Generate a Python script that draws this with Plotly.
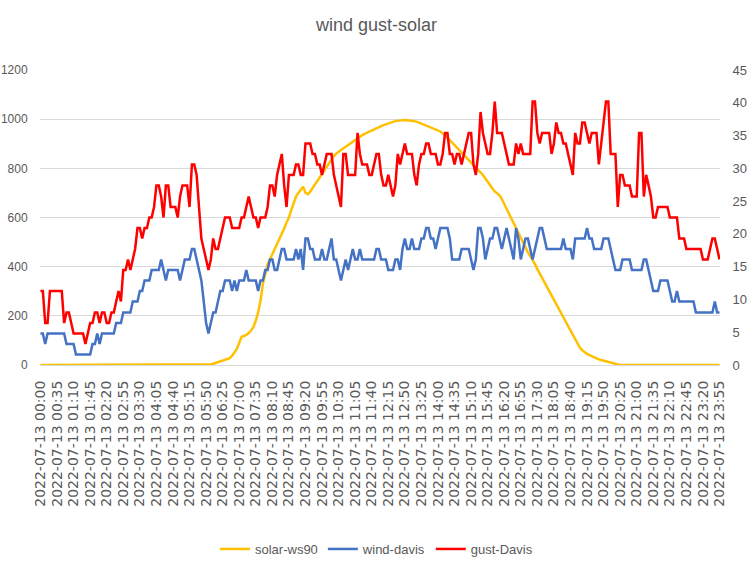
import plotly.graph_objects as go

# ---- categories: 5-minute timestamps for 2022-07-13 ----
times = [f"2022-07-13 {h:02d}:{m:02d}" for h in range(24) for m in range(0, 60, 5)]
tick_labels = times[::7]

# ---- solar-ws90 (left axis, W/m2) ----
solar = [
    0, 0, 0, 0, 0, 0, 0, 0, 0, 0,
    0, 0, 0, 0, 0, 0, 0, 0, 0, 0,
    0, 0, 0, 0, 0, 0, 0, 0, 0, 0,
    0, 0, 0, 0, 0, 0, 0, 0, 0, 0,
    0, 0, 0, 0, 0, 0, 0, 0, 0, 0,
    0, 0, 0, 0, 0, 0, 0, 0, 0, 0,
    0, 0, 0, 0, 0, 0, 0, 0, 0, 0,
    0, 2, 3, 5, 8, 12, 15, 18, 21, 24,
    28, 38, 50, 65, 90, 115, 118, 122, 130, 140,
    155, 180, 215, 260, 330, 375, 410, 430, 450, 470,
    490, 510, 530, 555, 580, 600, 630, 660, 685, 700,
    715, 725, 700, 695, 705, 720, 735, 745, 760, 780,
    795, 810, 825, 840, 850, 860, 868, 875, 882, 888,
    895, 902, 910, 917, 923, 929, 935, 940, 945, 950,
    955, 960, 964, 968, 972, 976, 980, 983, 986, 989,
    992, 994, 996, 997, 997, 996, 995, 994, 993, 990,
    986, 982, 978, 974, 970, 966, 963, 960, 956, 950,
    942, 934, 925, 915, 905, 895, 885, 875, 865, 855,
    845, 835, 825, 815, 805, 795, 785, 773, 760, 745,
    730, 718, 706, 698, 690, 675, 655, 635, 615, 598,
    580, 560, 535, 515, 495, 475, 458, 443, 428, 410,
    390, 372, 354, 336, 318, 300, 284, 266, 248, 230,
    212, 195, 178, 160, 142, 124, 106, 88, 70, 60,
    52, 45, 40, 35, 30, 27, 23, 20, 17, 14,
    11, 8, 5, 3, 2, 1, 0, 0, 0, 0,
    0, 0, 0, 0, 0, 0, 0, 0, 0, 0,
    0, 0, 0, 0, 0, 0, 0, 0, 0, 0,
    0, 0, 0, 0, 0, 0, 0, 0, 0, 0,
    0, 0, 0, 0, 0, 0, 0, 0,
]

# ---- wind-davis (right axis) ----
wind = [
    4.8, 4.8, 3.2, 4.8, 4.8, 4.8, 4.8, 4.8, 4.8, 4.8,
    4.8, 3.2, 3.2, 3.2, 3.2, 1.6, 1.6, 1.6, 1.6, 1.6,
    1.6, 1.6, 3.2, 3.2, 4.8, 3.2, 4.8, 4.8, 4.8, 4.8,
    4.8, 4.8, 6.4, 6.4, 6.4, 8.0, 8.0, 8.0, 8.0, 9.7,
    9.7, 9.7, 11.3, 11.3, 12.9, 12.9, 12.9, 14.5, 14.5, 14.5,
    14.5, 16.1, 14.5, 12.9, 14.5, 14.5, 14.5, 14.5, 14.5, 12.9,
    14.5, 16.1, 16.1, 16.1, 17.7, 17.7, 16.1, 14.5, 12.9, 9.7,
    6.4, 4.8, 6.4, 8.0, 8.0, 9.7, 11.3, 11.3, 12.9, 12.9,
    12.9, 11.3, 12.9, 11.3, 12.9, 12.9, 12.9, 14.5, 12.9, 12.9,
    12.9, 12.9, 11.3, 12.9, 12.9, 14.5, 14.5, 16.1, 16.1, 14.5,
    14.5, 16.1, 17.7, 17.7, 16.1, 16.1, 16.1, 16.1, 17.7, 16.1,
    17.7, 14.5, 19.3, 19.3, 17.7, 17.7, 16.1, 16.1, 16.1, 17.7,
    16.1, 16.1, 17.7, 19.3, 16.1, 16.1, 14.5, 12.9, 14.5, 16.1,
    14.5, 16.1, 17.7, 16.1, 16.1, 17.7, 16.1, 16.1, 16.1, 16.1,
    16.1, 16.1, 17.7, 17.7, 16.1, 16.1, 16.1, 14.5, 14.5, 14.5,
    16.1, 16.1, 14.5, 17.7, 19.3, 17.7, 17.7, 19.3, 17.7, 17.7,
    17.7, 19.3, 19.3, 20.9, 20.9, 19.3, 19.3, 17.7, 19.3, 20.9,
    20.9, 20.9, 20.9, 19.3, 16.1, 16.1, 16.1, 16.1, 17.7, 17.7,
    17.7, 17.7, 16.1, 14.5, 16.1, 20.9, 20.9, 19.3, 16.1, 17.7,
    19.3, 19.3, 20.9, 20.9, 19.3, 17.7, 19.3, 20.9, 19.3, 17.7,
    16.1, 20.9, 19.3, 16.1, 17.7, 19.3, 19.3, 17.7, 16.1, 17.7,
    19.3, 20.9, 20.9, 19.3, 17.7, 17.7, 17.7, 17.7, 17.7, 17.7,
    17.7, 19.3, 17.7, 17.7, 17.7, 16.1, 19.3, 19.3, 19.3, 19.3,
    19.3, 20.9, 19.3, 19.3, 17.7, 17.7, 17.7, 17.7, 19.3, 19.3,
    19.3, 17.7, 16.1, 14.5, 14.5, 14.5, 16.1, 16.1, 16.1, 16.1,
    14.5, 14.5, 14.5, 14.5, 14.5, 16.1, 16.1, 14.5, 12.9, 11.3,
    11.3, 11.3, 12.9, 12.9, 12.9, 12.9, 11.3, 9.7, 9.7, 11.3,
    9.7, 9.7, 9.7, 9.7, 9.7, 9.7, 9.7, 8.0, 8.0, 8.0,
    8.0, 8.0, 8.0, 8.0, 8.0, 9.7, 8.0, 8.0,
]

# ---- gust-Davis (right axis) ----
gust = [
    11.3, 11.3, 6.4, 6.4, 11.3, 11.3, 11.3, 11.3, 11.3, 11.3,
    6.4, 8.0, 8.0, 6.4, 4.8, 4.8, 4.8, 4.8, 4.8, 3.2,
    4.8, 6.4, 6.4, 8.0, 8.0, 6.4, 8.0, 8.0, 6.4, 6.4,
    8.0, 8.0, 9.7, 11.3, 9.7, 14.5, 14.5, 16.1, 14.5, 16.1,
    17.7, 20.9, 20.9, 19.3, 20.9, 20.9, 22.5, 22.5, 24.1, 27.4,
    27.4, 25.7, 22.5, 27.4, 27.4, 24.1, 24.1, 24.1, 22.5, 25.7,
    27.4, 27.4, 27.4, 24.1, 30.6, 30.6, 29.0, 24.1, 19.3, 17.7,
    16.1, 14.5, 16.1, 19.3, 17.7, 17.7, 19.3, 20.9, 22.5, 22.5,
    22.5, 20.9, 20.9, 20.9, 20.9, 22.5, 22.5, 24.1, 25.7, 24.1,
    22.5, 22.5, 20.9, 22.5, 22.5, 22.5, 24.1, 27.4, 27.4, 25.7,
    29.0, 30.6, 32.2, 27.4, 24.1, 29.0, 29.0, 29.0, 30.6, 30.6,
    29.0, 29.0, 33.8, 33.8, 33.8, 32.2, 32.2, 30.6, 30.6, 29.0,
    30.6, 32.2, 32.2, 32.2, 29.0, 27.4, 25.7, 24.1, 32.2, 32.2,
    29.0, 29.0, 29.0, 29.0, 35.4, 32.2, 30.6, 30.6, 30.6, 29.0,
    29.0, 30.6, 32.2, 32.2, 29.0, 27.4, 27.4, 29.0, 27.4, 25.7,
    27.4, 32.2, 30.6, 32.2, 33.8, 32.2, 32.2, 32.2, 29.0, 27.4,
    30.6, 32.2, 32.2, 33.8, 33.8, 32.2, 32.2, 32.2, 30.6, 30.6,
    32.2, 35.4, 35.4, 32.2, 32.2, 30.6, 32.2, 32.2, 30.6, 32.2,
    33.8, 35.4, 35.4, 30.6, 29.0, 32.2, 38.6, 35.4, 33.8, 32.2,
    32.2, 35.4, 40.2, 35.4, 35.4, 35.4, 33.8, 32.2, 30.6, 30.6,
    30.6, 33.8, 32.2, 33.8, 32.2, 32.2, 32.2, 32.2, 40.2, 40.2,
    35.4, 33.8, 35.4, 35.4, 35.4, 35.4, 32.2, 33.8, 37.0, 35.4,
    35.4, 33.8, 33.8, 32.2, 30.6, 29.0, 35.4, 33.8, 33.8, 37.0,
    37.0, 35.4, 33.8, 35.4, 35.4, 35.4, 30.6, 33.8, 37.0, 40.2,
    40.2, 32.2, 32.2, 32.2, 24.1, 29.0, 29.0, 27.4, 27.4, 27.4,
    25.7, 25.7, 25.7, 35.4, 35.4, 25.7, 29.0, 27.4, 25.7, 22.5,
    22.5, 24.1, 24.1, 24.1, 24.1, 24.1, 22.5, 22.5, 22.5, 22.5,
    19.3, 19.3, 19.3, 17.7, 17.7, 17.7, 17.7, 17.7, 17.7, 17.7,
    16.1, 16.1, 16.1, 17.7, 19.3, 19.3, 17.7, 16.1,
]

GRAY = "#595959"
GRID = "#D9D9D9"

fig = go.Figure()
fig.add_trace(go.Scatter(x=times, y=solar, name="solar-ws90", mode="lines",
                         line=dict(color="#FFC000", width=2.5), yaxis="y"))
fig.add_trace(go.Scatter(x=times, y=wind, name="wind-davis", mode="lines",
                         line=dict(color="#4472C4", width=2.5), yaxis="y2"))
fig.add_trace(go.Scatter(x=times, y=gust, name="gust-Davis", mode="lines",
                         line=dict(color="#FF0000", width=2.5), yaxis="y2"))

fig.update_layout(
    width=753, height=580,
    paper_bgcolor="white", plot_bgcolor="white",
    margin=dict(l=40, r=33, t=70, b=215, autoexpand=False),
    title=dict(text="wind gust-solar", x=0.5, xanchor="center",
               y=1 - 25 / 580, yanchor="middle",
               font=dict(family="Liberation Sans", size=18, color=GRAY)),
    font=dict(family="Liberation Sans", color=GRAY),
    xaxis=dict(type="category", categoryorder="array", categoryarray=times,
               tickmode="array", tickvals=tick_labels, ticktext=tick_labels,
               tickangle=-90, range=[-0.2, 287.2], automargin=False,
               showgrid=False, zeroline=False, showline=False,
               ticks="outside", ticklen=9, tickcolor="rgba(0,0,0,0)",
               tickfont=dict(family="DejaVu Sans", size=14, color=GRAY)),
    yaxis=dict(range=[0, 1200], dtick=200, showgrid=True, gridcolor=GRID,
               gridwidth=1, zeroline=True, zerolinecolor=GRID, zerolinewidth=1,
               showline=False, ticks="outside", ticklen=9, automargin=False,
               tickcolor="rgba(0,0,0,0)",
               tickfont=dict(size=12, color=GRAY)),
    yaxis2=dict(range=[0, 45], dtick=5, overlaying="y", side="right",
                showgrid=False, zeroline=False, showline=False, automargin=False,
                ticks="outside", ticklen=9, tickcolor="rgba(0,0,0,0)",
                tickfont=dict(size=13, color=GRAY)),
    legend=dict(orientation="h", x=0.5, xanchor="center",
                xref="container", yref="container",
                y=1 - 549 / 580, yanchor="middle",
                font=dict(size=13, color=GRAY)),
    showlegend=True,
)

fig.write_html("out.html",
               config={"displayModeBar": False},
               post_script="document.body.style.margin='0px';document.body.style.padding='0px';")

◆ ◆ ◆ ◆

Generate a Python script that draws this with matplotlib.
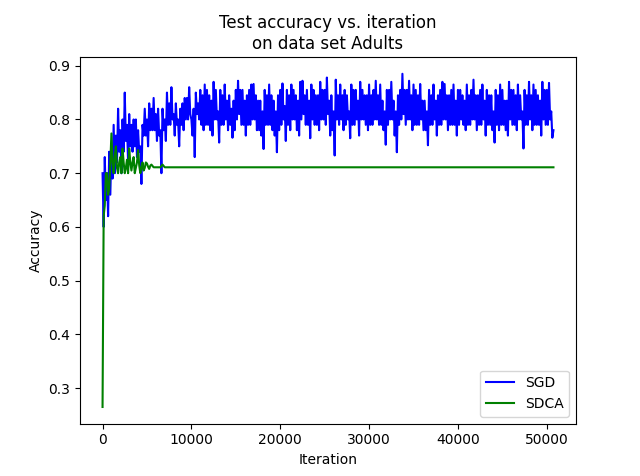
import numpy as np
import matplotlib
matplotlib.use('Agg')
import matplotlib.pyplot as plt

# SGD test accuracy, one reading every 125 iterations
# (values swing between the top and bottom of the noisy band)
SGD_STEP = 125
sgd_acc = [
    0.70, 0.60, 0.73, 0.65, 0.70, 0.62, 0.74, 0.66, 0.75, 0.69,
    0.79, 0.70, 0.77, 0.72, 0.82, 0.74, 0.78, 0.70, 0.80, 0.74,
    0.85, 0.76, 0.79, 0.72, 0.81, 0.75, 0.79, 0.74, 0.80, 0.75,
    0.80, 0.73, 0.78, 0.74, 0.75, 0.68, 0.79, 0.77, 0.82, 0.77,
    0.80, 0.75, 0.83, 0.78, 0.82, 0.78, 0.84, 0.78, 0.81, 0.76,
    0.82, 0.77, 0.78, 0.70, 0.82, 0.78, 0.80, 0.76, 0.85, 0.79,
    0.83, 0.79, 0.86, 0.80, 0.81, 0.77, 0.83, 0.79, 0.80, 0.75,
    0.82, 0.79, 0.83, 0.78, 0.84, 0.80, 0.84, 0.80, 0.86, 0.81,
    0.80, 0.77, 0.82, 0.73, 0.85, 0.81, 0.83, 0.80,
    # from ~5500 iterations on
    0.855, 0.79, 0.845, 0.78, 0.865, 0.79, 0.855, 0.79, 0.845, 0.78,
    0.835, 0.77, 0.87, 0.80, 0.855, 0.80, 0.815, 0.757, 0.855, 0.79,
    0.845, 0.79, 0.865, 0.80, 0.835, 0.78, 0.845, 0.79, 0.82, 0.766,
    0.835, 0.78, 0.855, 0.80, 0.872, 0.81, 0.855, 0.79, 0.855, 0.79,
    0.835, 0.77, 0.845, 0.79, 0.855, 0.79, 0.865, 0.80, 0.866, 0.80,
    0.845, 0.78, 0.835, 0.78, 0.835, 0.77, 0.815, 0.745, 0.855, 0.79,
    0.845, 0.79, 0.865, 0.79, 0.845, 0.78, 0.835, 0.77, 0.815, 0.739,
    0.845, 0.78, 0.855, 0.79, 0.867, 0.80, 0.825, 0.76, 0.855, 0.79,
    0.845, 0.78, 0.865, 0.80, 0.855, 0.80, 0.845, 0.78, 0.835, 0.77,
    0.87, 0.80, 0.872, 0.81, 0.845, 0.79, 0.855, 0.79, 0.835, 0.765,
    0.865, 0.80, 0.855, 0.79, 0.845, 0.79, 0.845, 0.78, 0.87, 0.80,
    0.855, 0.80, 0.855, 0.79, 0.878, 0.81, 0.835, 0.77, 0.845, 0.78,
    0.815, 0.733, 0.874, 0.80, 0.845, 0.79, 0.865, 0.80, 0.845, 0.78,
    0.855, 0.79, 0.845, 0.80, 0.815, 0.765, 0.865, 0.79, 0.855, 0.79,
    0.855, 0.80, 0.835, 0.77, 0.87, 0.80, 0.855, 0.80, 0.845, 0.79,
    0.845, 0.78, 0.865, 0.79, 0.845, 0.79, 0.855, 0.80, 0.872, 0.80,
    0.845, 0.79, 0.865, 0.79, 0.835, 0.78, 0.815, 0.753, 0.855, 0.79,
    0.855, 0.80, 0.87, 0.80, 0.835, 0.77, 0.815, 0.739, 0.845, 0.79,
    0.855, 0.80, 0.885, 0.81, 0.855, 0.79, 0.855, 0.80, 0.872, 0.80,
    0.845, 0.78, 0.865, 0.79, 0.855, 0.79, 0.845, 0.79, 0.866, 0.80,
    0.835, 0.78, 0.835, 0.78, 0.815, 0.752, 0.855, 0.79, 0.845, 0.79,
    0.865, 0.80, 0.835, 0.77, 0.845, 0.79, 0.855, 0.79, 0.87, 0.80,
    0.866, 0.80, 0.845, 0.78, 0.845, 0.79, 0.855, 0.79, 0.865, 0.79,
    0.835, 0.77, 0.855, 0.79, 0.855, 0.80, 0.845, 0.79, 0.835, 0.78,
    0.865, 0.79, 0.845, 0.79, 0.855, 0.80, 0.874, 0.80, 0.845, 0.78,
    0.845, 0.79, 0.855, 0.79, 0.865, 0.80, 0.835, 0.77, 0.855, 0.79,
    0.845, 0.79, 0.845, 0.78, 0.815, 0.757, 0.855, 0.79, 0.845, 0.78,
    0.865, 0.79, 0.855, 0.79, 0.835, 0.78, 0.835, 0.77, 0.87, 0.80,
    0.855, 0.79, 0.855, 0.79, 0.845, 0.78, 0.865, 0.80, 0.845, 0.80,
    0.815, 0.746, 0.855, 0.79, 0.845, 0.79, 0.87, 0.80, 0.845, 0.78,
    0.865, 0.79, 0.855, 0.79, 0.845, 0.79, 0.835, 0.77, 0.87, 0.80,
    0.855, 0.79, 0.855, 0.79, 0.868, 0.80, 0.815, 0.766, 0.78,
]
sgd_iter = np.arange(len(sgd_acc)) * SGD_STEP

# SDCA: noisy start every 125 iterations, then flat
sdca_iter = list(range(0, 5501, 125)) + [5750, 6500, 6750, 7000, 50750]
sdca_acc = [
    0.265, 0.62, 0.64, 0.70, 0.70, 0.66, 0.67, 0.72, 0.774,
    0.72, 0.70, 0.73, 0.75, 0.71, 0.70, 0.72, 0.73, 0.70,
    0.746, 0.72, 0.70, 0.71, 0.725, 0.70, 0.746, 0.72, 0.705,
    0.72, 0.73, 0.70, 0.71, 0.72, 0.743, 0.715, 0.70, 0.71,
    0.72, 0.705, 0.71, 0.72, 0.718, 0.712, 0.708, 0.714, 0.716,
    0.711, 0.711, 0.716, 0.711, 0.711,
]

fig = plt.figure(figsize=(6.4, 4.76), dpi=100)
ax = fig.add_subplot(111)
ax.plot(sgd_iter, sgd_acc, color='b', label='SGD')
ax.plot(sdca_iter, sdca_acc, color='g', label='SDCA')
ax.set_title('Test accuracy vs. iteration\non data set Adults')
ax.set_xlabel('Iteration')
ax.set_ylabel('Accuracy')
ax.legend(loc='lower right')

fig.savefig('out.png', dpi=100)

◆ ◆ ◆ ◆

The exercise – In the listing above, find the line with "Generate a Python script that draws this with matplotlib." and the line with "import matplotlib.pyplot as plt". Set down exactly those lines and everything between them, skipping pictures.

Worked solution –
Generate a Python script that draws this with matplotlib.
import numpy as np
import matplotlib
matplotlib.use('Agg')
import matplotlib.pyplot as plt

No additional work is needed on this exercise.